Gather all lines in the entries that include the word "this".

** Begin DATA SUPPLIED **

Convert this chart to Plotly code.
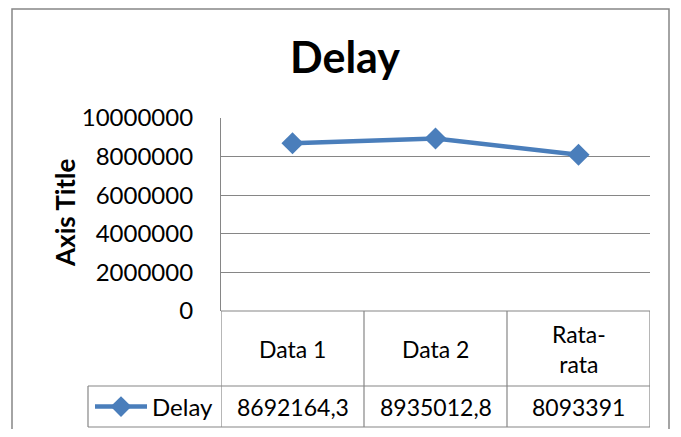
import plotly.graph_objects as go

categories = ["Data 1", "Data 2", "Rata-rata"]
header_labels = ["Data 1", "Data 2", "Rata-<br>rata"]
series_name = "Delay"
delay_values = [8692164.3, 8935012.8, 8093391]
y_ticks = [0, 2000000, 4000000, 6000000, 8000000, 10000000]

OFF = 8  # default page body margin
W, H = 681 - 2 * OFF, 437 - 2 * OFF
L, R, T, B = 221, 650, 118, 311  # page pixel positions of plot area
FONT = "Lato"
GRID = "#868686"
LINE = "#4A7EBB"


def px(x):
    return (x - L) / (R - L)


def py(y):
    return (B - y) / (B - T)


def fmt(v):
    s = ("%.1f" % v).rstrip("0").rstrip(".")
    return s.replace(".", ",")


fig = go.Figure()
fig.add_trace(go.Scatter(
    x=categories, y=delay_values, name=series_name, mode="lines+markers",
    line=dict(color=LINE, width=4.5),
    marker=dict(symbol="diamond", size=17, color=LINE),
    showlegend=True,
))

shapes = []
shapes.append(dict(type="rect", xref="paper", yref="paper",
                   x0=px(12), x1=px(669), y0=py(9), y1=py(445),
                   line=dict(color=GRID, width=1.5), fillcolor="rgba(0,0,0,0)", layer="below"))
n = len(categories)
ytab_mid = py(386)
ytab_bot = py(427)
for i in range(n + 1):
    shapes.append(dict(type="line", xref="x", yref="paper", x0=i - 0.5, x1=i - 0.5,
                       y0=0, y1=ytab_bot, line=dict(color=GRID, width=1.2)))
shapes.append(dict(type="line", xref="paper", yref="paper", x0=px(88), x1=1,
                   y0=ytab_mid, y1=ytab_mid, line=dict(color=GRID, width=1.2)))
shapes.append(dict(type="line", xref="paper", yref="paper", x0=px(88), x1=1,
                   y0=ytab_bot, y1=ytab_bot, line=dict(color=GRID, width=1.2)))
shapes.append(dict(type="line", xref="paper", yref="paper", x0=px(88), x1=px(88),
                   y0=ytab_mid, y1=ytab_bot, line=dict(color=GRID, width=1.2)))
shapes.append(dict(type="line", xref="paper", yref="paper", x0=0, x1=1,
                   y0=0, y1=0, line=dict(color=GRID, width=1.2)))

annotations = []
for c, lab, v in zip(categories, header_labels, delay_values):
    annotations.append(dict(x=c, xref="x", y=py(349), yref="paper", text=lab,
                            showarrow=False, font=dict(family=FONT, size=23, color="black"),
                            xanchor="center", yanchor="middle"))
    annotations.append(dict(x=c, xref="x", y=py(407), yref="paper", text=fmt(v),
                            showarrow=False, font=dict(family=FONT, size=23, color="black"),
                            xanchor="center", yanchor="middle"))
annotations.append(dict(x=px(65), xref="paper", y=py(213), yref="paper", text="<b>Axis Title</b>",
                        textangle=-90, showarrow=False,
                        font=dict(family=FONT, size=26, color="black"),
                        xanchor="center", yanchor="middle"))

fig.update_layout(
    width=W, height=H,
    margin=dict(l=L - OFF, r=W - (R - OFF), t=T - OFF, b=H - (B - OFF), pad=0,
                autoexpand=False),
    paper_bgcolor="white", plot_bgcolor="white",
    title=dict(text="<b>Delay</b>", x=px(345), xref="paper", xanchor="center",
               y=1 - (58 - OFF) / H, yref="container", yanchor="middle",
               font=dict(family=FONT, size=43, color="black")),
    font=dict(family=FONT, size=23, color="black"),
    xaxis=dict(type="category", range=[-0.5, n - 0.5], showticklabels=False,
               showgrid=False, zeroline=False, showline=False, ticks=""),
    yaxis=dict(range=[0, 10000000], tickvals=y_ticks, ticktext=[str(t) for t in y_ticks],
               showgrid=True, gridcolor=GRID, gridwidth=1.2, zeroline=False,
               showline=True, linecolor=GRID, linewidth=1.2, ticks="",
               ticklabelstandoff=22, tickfont=dict(family=FONT, size=24, color="black")),
    legend=dict(x=px(90), y=py(407), xanchor="left", yanchor="middle",
                bgcolor="rgba(0,0,0,0)", borderwidth=0,
                font=dict(family=FONT, size=24, color="black"), itemwidth=52),
    shapes=shapes, annotations=annotations,
)

fig.write_html("out.html")
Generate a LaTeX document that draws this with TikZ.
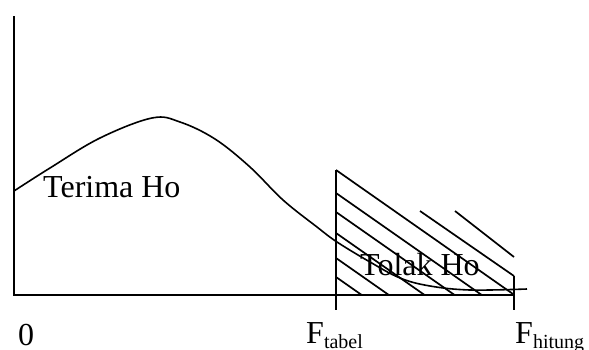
\documentclass[tikz,border=0pt]{standalone}
\usepackage{fontspec}
\setmainfont{Liberation Serif}
\usepackage{tikz}
\usetikzlibrary{positioning, calc}
\newcommand{\Fsub}[1]{F\raisebox{-5pt}{\fontsize{20}{20}\selectfont #1}}

\begin{document}
\begin{tikzpicture}[
    x=1pt, y=-1pt,
    axisline/.style={line width=1.8pt, black},
    curveline/.style={line width=1.6pt, black},
    hatchline/.style={line width=1.7pt, black},
    lbl/.style={font=\fontsize{32}{36}\selectfont, inner sep=0pt, anchor=base west},
]
    \useasboundingbox (0,0) rectangle (589,349);
    % axes
    \coordinate (ytop) at (14,16);
    \coordinate (origin) at (14,295);
    \coordinate (xend) at (514,295);
    \draw[axisline] (ytop) -- (origin) -- (xend);
    % rejection region
    \coordinate (ttop) at (336,170);
    \coordinate (tbot) at (336,310);
    \coordinate (htop) at (514,276);
    \coordinate (hbot) at (514,310);
    \draw[hatchline] (ttop) -- (tbot);
    \draw[hatchline] (htop) -- (hbot);
    \draw[hatchline] (ttop) -- (513,294);
    \foreach \y in {193,212,233,258,277}
        \draw[hatchline] (336,\y) -- ++({(295-\y)/0.7},{295-\y});
    \draw[hatchline] (420,211) -- (htop);
    \draw[hatchline] (455,211) -- (514,257);
    % density curve
    \draw[curveline] plot[smooth, tension=0.6] coordinates {
        (14,191) (50,168) (100,138) (152,118) (180,122) (215,139)
        (250,167) (283,200) (317,227) (337,242) (370,262) (400,278)
        (430,286) (470,290) (527,289)};
    % labels
    \node[lbl] (terima) at (43,197) {Terima Ho};
    \node[lbl] (tolak) at (360,275) {Tolak Ho};
    \node[lbl] (zero) at (18,345) {0};
    \node[lbl] (ftabel) at (306,343) {\Fsub{tabel}};
    \node[lbl] (fhitung) at (515,343) {\Fsub{hitung}};
\end{tikzpicture}
\end{document}
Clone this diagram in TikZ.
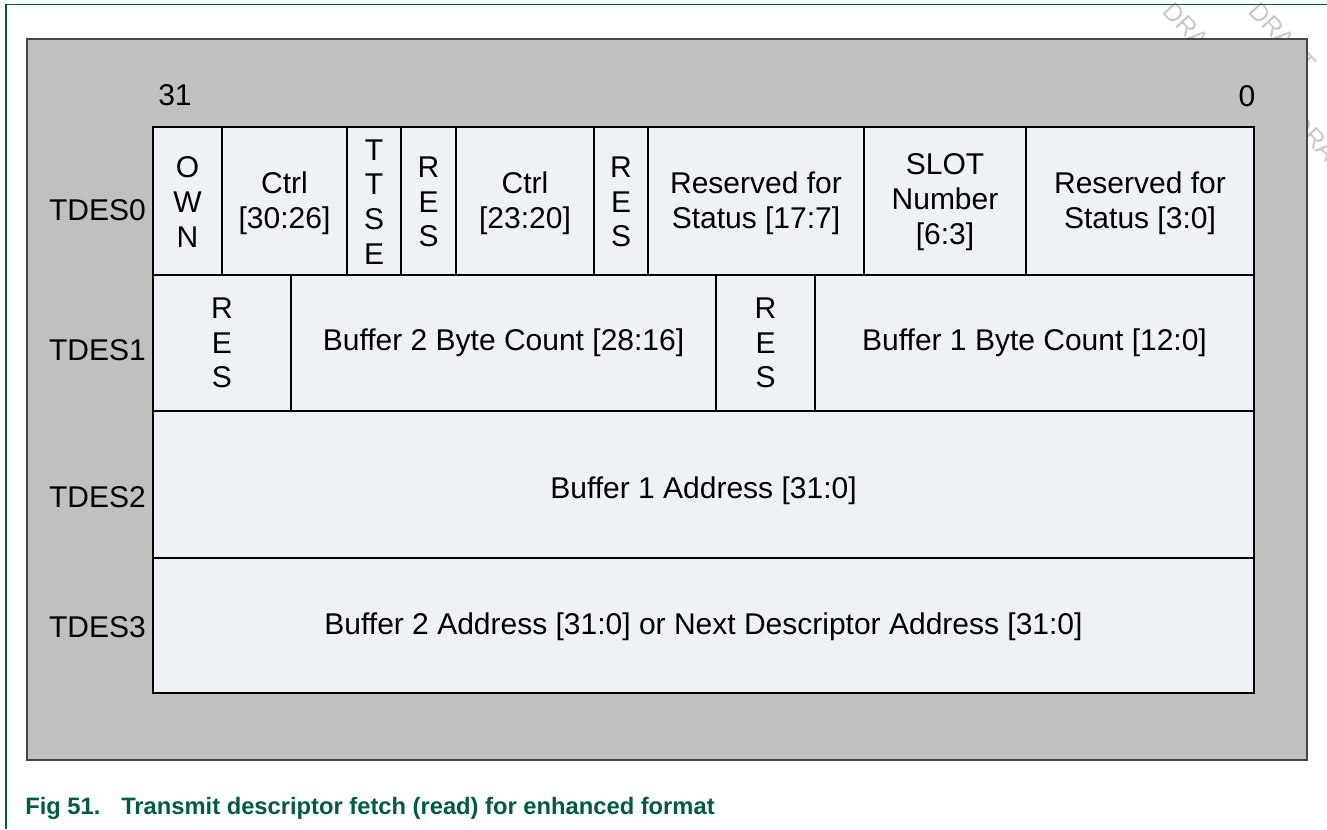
\documentclass[tikz,border=0pt]{standalone}
\usepackage{fontspec}
\setmainfont{Liberation Sans}
\definecolor{boxgray}{RGB}{192,192,192}
\definecolor{boxline}{RGB}{70,70,70}
\definecolor{cellfill}{RGB}{238,241,246}
\definecolor{nxpgreen}{RGB}{0,90,68}
\definecolor{wmgray}{RGB}{200,200,200}
\tikzset{
  cell/.style={draw=black, line width=2pt, fill=cellfill},
  txt/.style={font=\fontsize{22.5}{26}\selectfont, align=center, inner sep=0pt},
  rowlbl/.style={font=\fontsize{22.5}{26}\selectfont, anchor=east, inner sep=0pt},
  wm/.style={font=\fontsize{19}{19}\selectfont, text=wmgray, rotate=-47, anchor=west, inner sep=0pt},
  capstyle/.style={font=\bfseries\fontsize{17.8}{20}\selectfont, text=nxpgreen, anchor=base west, inner sep=0pt},
}
\begin{document}
\begin{tikzpicture}[x=0.75pt,y=-0.75pt]
\useasboundingbox (0,0) rectangle (1327,829);
% watermark (behind)
\begin{scope}
\clip (0,0) rectangle (1327,829);
\node[wm] (wm1) at (1168,6) {DRAFT};
\node[wm] (wm2) at (1254,6) {DRAFT};
\node[wm] (wm3) at (1296,118) {DRAFT};
\end{scope}
% page frame
\draw[nxpgreen, line width=1.1pt] (6,829) -- (6,4.5) -- (1327,4.5);
% grey background box
\draw[draw=boxline, line width=1.1pt, fill=boxgray] (27,39) rectangle (1307,760);
% bit numbers
\node[txt] (b31) at (175,95) {31};
\node[txt] (b0) at (1247,96) {0};
% row labels
\node[rowlbl] (l0) at (146,210) {TDES0};
\node[rowlbl] (l1) at (146,350) {TDES1};
\node[rowlbl] (l2) at (146,497) {TDES2};
\node[rowlbl] (l3) at (146,627) {TDES3};
% row 0
\draw[cell] (153,127) rectangle (222,275);
\draw[cell] (222,127) rectangle (347,275);
\draw[cell] (347,127) rectangle (401,275);
\draw[cell] (401,127) rectangle (456,275);
\draw[cell] (456,127) rectangle (594,275);
\draw[cell] (594,127) rectangle (648,275);
\draw[cell] (648,127) rectangle (864,275);
\draw[cell] (864,127) rectangle (1026,275);
\draw[cell] (1026,127) rectangle (1254,275);
% row 1
\draw[cell] (153,275) rectangle (291,411);
\draw[cell] (291,275) rectangle (716,411);
\draw[cell] (716,275) rectangle (815,411);
\draw[cell] (815,275) rectangle (1254,411);
% row 2, 3
\draw[cell] (153,411) rectangle (1254,558);
\draw[cell] (153,558) rectangle (1254,693);
% row 0 texts
\node[txt] (own) at (187.5,202) {O\\W\\N};
\node[txt] (ctrla) at (284.5,203) {Ctrl\\{[30:26]}};
\node[txt] (ttse) at (374,202) {T\\T\\S\\E};
\node[txt] (resa) at (428.5,202) {R\\E\\S};
\node[txt] (ctrlb) at (525,203) {Ctrl\\{[23:20]}};
\node[txt] (resb) at (621,202) {R\\E\\S};
\node[txt] (rsva) at (756,203) {Reserved for\\Status [17:7]};
\node[txt] (slot) at (945,202) {SLOT\\Number\\{[6:3]}};
\node[txt] (rsvb) at (1140,203) {Reserved for\\Status [3:0]};
% row 1 texts
\node[txt] (resc) at (222,343) {R\\E\\S};
\node[txt] (b2bc) at (503.5,343) {Buffer 2 Byte Count [28:16]};
\node[txt] (resd) at (765.5,343) {R\\E\\S};
\node[txt] (b1bc) at (1034.5,343) {Buffer 1 Byte Count [12:0]};
% row 2, 3 texts
\node[txt] (b1ad) at (703.5,491) {Buffer 1 Address [31:0]};
\node[txt] (b2ad) at (703.5,627) {Buffer 2 Address [31:0] or Next Descriptor Address [31:0]};
% caption
\node[capstyle] (capnum) at (25,814) {Fig 51.};
\node[capstyle] (captxt) at (121,814) {Transmit descriptor fetch (read) for enhanced format};
\end{tikzpicture}
\end{document}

** End DATA SUPPLIED **

• _RESULT_
Convert this chart to Plotly code.
Generate a LaTeX document that draws this with TikZ.
Clone this diagram in TikZ.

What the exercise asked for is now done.